## BEGIN

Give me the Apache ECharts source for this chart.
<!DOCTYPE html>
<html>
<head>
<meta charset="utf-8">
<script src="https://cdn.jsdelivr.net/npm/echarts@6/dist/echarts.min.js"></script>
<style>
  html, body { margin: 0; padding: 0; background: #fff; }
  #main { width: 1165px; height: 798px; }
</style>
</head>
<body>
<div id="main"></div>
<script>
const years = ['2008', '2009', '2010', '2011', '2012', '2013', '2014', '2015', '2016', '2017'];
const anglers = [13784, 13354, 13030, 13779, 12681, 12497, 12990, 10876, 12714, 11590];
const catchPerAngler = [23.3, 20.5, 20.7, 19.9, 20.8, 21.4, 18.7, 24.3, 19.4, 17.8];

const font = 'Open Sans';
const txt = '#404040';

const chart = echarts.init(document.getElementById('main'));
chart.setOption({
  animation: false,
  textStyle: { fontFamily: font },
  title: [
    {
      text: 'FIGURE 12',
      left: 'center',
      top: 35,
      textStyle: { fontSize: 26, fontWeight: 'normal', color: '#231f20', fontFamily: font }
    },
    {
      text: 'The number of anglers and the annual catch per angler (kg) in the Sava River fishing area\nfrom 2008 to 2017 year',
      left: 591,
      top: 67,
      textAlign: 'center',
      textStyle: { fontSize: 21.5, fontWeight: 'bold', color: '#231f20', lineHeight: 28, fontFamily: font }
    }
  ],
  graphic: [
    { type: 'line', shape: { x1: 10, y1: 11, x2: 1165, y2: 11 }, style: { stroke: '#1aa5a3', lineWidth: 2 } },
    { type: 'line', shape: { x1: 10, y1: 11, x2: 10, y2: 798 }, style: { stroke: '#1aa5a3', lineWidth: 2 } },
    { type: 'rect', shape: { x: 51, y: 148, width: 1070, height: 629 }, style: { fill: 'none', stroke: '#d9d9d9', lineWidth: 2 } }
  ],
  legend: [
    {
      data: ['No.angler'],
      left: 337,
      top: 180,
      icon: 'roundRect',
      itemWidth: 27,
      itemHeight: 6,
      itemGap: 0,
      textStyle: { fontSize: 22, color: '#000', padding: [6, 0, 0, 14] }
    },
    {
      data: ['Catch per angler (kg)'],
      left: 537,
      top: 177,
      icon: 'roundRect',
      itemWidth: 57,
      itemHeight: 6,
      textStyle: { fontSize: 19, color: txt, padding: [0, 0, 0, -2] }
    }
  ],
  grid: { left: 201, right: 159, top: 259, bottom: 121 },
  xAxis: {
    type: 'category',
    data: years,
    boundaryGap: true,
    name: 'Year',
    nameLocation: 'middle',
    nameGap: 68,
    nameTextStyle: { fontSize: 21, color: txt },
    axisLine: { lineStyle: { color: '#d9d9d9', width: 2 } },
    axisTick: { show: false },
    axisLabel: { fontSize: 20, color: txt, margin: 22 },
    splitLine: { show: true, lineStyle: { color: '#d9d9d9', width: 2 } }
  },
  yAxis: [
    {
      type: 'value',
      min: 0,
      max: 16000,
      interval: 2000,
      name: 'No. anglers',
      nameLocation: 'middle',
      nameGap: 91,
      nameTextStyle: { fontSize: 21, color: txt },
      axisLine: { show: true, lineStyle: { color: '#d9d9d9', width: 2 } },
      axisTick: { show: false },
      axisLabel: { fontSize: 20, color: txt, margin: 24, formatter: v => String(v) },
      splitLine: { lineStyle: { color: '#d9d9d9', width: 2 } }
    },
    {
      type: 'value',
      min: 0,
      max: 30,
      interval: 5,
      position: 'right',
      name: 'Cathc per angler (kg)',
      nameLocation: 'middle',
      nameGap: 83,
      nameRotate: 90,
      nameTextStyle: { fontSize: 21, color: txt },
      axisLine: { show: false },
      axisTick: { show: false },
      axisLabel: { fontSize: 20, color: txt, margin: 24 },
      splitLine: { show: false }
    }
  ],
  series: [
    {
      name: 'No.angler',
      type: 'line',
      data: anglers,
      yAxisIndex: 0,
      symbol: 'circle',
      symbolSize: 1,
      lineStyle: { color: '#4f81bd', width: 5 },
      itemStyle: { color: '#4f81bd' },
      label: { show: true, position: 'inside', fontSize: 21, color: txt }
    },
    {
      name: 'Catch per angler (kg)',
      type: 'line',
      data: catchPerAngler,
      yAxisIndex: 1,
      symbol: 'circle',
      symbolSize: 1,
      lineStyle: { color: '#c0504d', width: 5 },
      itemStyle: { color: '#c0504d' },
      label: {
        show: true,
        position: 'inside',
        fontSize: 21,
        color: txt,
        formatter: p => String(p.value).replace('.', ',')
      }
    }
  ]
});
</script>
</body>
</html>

## END
## BEGIN

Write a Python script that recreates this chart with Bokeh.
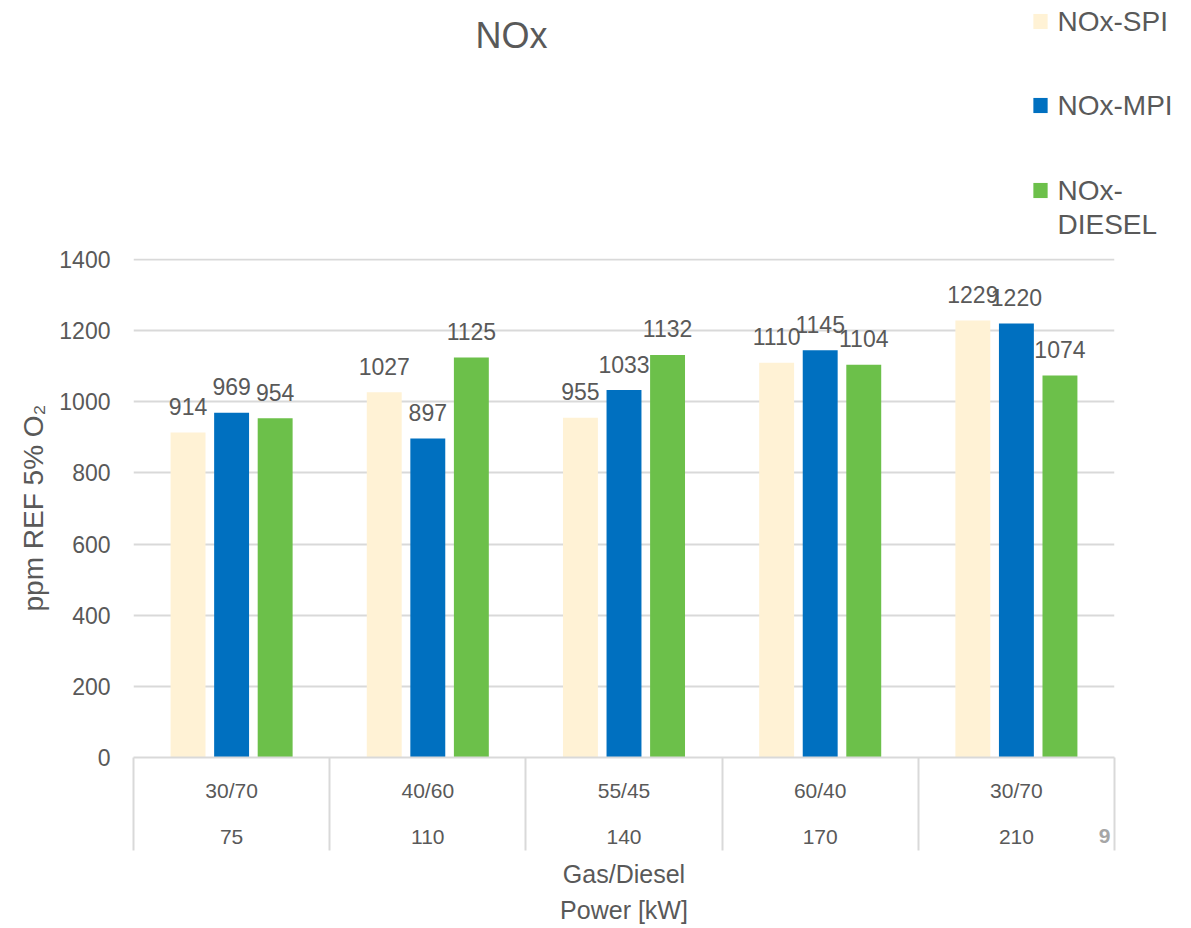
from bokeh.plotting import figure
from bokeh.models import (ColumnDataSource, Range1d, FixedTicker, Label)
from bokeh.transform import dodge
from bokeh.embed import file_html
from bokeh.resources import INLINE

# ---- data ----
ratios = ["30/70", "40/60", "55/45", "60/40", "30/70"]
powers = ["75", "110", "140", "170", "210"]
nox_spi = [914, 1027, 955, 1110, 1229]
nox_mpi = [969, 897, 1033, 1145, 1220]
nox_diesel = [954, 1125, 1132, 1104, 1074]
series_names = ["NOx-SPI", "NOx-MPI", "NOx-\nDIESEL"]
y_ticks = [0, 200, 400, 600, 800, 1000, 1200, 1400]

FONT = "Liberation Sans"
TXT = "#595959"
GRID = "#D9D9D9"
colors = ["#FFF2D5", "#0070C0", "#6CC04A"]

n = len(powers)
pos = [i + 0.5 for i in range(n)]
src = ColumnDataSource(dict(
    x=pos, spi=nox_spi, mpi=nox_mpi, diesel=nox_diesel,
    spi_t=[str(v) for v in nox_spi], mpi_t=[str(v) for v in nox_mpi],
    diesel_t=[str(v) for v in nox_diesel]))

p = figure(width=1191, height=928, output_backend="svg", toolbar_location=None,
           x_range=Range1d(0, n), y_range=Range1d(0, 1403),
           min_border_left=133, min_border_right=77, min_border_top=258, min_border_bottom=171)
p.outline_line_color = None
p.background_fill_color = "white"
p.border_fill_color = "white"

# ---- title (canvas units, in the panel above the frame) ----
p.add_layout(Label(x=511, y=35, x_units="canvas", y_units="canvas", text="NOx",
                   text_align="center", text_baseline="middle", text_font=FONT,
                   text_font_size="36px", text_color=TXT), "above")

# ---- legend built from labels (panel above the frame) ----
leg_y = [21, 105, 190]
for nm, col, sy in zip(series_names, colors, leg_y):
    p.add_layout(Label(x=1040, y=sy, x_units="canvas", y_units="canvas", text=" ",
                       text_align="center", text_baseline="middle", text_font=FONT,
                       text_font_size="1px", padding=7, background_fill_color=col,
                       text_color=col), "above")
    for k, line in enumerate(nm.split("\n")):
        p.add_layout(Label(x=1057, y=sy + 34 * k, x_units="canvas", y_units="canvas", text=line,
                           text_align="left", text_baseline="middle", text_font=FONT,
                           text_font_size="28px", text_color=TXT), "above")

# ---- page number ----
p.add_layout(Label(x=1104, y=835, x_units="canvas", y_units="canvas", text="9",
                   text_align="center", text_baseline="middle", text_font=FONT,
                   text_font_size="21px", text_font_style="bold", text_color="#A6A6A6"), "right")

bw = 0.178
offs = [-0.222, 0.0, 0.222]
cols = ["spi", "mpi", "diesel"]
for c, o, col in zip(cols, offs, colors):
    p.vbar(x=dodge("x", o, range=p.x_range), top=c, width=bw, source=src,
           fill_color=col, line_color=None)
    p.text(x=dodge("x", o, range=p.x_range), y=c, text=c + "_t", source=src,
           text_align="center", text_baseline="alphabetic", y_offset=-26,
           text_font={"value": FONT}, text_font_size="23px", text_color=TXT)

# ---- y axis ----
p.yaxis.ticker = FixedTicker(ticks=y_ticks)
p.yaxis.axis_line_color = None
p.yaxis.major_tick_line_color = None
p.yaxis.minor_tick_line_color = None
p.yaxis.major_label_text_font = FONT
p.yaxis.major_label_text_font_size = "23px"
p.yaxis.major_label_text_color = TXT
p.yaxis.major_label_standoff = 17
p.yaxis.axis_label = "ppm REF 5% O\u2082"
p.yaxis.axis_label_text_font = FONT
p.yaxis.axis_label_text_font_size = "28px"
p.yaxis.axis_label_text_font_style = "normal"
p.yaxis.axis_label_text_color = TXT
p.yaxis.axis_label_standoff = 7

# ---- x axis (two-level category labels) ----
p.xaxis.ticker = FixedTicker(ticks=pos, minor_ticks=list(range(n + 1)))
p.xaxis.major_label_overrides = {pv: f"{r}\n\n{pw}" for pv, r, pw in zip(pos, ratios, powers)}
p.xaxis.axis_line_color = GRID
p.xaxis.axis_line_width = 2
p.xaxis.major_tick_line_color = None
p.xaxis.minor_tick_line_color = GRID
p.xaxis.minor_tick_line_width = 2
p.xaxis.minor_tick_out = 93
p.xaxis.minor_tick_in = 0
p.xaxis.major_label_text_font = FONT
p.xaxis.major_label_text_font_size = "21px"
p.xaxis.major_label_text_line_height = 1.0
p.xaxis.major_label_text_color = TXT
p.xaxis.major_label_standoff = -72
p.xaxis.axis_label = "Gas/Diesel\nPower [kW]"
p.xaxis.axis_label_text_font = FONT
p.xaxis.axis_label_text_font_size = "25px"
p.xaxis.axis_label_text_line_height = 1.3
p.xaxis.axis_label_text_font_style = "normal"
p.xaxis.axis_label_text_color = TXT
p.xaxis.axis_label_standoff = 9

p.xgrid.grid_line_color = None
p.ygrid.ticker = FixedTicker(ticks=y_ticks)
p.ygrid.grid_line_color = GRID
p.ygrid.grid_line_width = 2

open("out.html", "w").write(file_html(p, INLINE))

## END

→ **WHAT THE TASK REQUIRES**:
Repeat the lines above exactly, beginning with the one containing "Write a Python" and finishing with the one containing "from bokeh.resources import INLINE". No pictures belong in the copy.

→ **SOLUTION**:
Write a Python script that recreates this chart with Bokeh.
from bokeh.plotting import figure
from bokeh.models import (ColumnDataSource, Range1d, FixedTicker, Label)
from bokeh.transform import dodge
from bokeh.embed import file_html
from bokeh.resources import INLINE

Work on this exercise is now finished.